When talking about separation energy one should specify what is being separated from a nucleus. One can calculate 1-proton separation energy, 2-proton separation energy, 1-neutron separation energy, etc.
The 1-proton separation energy can be calculated as
\begin{aligned}S_p(A,Z) &= [M(A−1,Z−1)+m_p−M(A,Z)]c^2\\\end{aligned}
While 1-neutron separation energy can be calculated as
\begin{aligned}S_n(A,Z) &= [M(A−1,Z)+m_n−M(A,Z)]c^2\\\end{aligned}
where M(A,Z) is the nuclear mass.
The separation energy is a measure of the binding strength of the nucleon in the nucleus. Nucleons that are strongly bound in the nucleus have high separation energy, while those that are weakly bound have low separation energy. The separation energy is an important factor in nuclear reactions, such as fission and fusion, as it determines the amount of energy that is released or absorbed during these processes.
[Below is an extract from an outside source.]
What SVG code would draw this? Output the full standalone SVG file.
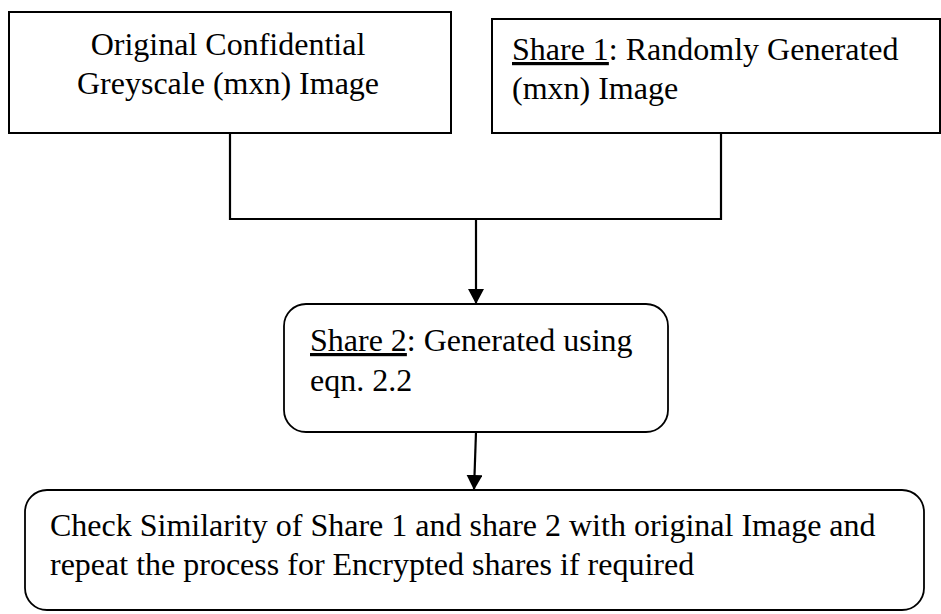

The separation energy is typically measured in units of electronvolts (eV) or megaelectronvolts (MeV).
Example 1:
Find the neutron separation energy of the nuclei ^{27}Al from the following data:
m(^{26}\rm Al)=25.986895\rm \ u
m(^{27}\rm Al)=26.981541\rm \ u
Solution
The reaction for the neutron separation from the aluminum atom is
\begin{aligned}^{27}\rm Al + E \Rightarrow ^{26}\rm Al + 1n\\\end{aligned}
We know that the separation energy can be calculated as:
\begin{aligned}E&=(m(^{26}\rm Al)+m(1n)−m(^{27}\rm Al))c^2\\&=(25.986895\rm \ u+1.008665\rm \ u−26.981541\rm \ u)c^2\\&=(0.014019\rm \ u)\times c^2\\\end{aligned}
On the other hand 1\rm \ u=931.5\rm \ MeV/c^2
So, the energy of neutron separation will be:
\begin{aligned}E&=(0.014019\ c^2)×( 931.5\rm \ MeV/c^2)\\ &=13.06\rm \ MeV\\\end{aligned}
Therefore to remove a neutron from the nucleus 13.06\rm \ MeV of energy is required. And hence this is the neutron separation energy of the nuclei ^{27}Al.